Fed Study: Wealthy Americans Drive Spending Boom as Others Lag Behind/ Newslooks/ WASHINGTON/ J. Mansour/ Morning Edition/ A new study from the New York Federal Reserve shows that high-income Americans are significantly increasing their spending while lower-income households struggle to keep up. Inflation continues to hit rural and poor communities harder, deepening the divide. The data supports a growing “K-shaped” economy where prosperity is unevenly shared.

FILE – Diners eat at a restaurant in the Meatpacking District of Manhattan, Nov. 22, 2024, in New York. (AP Photo/Julia Demaree Nikhinson, File)

Wealth Inequality in Consumer Spending Quick Looks

  • High-income earners have boosted inflation-adjusted spending by 2.3% since 2023.
  • Lower-income households have only increased spending by 0.9% in the same period.
  • Rural and low-income households faced higher inflation in late 2025.
  • The data excludes services like travel and entertainment, where the wealthy also spend more.
  • Fed economists cite the widening gap as a clear example of a “K-shaped” recovery.
  • In 2021–2022, stimulus and wage gains helped low-income earners temporarily.
  • Post-2023, stock market gains and slowing job growth favored higher-income groups.
  • College-educated households have increased spending by 4% since 2023.
  • Non-college households only recently returned to early 2023 spending levels.
  • The study is part of the Fed’s new heterogeneity indicators tracking economic inequality.
A woman uses an ATM outside a U.S. Bank on Tuesday, Nov. 12, 2024, in Portland, Ore. (AP Photo/Jenny Kane)

Deep Look: Wealthy Americans Outpace the Rest in Post-Pandemic Spending Recovery

WASHINGTON (AP) — A newly released analysis from the Federal Reserve Bank of New York reveals a growing divide in U.S. consumer behavior: wealthy Americans are driving spending growth, while lower-income and rural households continue to fall behind.
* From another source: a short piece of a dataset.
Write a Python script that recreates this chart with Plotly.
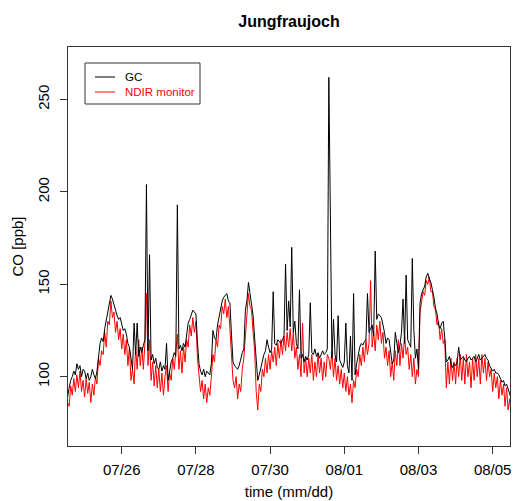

The data, covering goods purchases (excluding automobiles), shows that households earning $125,000 or more have increased their inflation-adjusted spending by 2.3% since 2023. In contrast, middle-income earners ($40,000–$125,000) saw a more modest 1.6% gain, while lower-income households (under $40,000) barely moved the needle, with just a 0.9% increase in inflation-adjusted spending.

The figures feed into the narrative of a K-shaped economy”, where wealthier Americans continue to benefit from rising asset values and economic resilience, while others remain stuck, contending with stagnant wages and higher inflation.
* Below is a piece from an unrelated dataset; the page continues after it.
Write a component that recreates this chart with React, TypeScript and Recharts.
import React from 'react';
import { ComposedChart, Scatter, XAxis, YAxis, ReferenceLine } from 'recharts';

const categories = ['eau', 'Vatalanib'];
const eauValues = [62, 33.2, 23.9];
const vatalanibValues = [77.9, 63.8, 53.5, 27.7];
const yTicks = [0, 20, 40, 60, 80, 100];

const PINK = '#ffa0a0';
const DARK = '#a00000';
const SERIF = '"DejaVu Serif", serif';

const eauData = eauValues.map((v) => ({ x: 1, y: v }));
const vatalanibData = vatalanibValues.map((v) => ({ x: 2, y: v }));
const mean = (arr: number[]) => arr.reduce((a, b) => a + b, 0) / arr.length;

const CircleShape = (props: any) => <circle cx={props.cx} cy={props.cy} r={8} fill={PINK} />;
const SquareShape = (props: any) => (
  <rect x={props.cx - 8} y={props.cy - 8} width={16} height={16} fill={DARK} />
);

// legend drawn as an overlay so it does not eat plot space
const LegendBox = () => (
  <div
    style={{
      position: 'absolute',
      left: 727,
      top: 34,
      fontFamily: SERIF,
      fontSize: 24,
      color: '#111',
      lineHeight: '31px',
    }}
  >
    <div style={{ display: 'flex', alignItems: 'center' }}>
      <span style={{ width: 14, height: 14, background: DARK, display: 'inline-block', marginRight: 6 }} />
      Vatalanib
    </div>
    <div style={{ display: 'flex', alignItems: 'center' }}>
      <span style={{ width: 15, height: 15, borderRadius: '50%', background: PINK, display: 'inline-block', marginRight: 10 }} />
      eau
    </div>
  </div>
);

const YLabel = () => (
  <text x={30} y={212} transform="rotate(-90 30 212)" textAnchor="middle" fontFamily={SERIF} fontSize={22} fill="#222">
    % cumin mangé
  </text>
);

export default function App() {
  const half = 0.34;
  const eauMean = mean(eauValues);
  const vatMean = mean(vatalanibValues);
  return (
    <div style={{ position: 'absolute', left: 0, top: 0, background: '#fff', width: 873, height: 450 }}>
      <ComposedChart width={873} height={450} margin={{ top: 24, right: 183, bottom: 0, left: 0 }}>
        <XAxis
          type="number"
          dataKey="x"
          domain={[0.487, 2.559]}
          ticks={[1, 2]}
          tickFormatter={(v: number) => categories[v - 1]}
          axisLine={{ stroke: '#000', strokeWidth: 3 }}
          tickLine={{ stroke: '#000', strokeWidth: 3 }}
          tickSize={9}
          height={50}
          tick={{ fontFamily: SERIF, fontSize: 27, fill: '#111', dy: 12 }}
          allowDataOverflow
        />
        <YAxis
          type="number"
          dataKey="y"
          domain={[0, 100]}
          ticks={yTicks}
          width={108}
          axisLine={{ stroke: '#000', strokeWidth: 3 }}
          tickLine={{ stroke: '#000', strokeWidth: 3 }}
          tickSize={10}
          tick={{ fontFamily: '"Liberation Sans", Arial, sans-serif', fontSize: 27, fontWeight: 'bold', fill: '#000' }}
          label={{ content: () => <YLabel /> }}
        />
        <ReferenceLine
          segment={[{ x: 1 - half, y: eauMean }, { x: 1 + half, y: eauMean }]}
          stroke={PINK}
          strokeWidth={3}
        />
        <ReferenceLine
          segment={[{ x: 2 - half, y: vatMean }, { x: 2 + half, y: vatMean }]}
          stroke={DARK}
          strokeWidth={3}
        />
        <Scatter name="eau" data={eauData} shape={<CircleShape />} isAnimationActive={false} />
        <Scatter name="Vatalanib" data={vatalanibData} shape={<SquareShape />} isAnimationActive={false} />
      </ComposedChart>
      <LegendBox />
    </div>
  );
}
Inflation Hits Harder at the Bottom

The report also notes that lower-income and rural households bore the brunt of inflation in late 2025, facing higher price pressures than their upper-income counterparts. These households typically allocate a larger share of their budgets to essential goods — such as housing, groceries, and utilities — which have seen substantial price hikes since the pandemic began.

That exposure, combined with a decline in pandemic-era financial support and slower job growth since 2023, has squeezed working-class families.
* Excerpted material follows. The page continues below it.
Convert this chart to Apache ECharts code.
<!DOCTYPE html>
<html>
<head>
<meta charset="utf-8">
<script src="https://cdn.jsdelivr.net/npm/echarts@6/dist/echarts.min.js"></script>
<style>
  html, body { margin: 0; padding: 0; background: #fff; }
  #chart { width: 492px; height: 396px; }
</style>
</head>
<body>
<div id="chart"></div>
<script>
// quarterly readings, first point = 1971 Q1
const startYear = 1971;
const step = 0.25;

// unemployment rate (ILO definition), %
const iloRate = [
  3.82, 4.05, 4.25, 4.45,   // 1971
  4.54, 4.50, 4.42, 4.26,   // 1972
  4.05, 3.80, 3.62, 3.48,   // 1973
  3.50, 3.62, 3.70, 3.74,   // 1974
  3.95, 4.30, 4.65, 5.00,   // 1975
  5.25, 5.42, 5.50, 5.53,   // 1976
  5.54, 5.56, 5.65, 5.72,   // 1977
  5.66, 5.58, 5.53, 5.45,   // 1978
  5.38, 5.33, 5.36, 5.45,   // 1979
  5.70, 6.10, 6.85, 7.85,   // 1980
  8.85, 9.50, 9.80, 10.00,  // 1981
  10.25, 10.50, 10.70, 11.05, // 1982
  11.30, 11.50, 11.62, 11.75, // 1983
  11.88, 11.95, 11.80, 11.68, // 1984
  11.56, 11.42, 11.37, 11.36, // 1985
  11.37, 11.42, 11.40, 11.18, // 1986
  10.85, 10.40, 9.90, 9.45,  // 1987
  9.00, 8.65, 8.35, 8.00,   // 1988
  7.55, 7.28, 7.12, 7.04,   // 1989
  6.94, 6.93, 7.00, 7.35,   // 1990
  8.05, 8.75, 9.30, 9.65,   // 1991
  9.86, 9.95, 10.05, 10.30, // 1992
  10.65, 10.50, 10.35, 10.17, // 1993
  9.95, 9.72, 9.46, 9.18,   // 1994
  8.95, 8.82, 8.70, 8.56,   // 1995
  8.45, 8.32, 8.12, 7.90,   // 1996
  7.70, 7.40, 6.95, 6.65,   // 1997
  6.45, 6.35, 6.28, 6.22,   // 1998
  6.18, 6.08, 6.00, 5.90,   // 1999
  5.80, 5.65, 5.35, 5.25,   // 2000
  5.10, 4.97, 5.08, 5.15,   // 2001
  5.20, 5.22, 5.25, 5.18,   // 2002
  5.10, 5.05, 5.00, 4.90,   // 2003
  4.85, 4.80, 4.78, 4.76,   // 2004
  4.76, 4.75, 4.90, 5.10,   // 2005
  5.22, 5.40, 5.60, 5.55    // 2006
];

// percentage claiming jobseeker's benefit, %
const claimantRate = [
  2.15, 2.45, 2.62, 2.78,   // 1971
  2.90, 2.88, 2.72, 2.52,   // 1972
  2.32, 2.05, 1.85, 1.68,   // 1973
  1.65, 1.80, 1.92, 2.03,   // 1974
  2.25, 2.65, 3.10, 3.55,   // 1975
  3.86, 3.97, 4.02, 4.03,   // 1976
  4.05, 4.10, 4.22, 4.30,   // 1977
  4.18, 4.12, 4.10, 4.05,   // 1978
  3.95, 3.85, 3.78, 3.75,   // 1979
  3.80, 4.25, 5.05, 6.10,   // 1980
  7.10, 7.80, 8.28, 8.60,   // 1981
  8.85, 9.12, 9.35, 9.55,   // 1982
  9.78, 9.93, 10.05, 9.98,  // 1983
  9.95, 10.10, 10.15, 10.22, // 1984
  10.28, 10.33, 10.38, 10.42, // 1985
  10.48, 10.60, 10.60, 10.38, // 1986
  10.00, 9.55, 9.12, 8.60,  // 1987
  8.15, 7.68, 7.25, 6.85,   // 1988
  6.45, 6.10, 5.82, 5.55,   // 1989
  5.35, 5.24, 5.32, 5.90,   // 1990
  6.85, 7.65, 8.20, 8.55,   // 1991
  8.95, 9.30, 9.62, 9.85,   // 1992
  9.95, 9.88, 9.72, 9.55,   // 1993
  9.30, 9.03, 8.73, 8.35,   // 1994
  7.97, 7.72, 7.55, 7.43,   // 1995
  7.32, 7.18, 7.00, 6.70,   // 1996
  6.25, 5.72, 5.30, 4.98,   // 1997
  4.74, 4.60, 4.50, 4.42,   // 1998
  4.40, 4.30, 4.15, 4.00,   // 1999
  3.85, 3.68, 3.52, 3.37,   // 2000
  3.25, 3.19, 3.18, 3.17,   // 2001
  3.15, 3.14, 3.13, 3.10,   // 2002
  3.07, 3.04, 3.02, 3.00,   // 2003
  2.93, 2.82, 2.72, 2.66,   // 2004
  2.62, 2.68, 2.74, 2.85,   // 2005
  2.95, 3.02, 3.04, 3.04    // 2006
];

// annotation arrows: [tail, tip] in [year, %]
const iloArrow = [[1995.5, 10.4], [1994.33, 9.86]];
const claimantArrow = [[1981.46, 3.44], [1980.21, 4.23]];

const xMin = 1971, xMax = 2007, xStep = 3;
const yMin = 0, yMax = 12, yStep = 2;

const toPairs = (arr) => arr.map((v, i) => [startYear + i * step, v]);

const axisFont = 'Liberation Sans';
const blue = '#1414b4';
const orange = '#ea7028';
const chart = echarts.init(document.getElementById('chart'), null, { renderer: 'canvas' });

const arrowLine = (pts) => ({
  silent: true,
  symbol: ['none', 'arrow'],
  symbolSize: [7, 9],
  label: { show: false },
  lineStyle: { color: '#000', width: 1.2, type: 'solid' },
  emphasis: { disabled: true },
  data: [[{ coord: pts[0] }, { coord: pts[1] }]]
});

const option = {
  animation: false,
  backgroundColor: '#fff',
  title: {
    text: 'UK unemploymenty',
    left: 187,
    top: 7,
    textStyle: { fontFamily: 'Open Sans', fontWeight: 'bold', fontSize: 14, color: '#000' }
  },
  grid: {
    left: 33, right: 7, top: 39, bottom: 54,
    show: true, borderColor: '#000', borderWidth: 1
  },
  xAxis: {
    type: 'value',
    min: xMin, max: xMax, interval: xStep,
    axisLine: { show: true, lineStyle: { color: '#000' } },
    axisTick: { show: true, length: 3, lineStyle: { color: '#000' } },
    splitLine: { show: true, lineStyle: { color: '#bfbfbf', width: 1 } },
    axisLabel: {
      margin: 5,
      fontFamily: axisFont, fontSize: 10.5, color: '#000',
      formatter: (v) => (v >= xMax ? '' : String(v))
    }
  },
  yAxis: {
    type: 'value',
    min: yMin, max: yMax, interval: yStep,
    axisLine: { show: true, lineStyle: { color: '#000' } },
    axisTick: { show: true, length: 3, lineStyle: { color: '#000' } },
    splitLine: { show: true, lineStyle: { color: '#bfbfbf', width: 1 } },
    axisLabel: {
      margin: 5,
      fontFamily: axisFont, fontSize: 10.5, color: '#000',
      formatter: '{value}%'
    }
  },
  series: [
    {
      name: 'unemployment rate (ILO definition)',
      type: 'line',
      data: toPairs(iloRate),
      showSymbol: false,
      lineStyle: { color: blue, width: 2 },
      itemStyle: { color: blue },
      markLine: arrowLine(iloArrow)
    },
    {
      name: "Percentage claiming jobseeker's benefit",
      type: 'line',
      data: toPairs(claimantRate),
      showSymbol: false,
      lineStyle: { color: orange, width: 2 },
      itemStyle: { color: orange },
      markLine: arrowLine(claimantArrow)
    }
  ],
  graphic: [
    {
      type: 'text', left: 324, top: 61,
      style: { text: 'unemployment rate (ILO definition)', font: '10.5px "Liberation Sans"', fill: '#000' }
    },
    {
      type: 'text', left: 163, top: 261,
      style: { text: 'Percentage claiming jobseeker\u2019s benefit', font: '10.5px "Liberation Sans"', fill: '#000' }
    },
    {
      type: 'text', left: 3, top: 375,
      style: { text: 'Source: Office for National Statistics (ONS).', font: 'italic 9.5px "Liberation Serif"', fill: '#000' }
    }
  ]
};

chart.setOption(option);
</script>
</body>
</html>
Education Splits the Economic Recovery

A similar divide emerges when comparing households by education level. From early 2023 through most of 2024, non-college-educated households saw their real spending dip below 2023 levels and only recovered by November 2024. Meanwhile, college-educated households had already surpassed those levels and recorded a 4% increase in inflation-adjusted spending.

Despite job losses in white-collar industries like tech, marketing, and government, the data shows that college-educated households continued spending at an elevated pace throughout 2025, suggesting greater financial resilience.

“The difference in the trend in retail spending between college graduates and non-graduates is consistent with the story of a ‘K-shaped economy,’” wrote Rajashri Chakrabarti, economic research advisor at the New York Fed, alongside three colleagues.


What the Fed Is Tracking

This latest report is part of the Fed’s economic heterogeneity indicators, designed to offer deeper insights into how economic conditions vary across income brackets, education levels, and geographic regions.

The findings highlight the persistent challenges in crafting economic policies that effectively serve the broader population, especially as upper-income households drive most consumer activity, which makes up about 70% of U.S. GDP.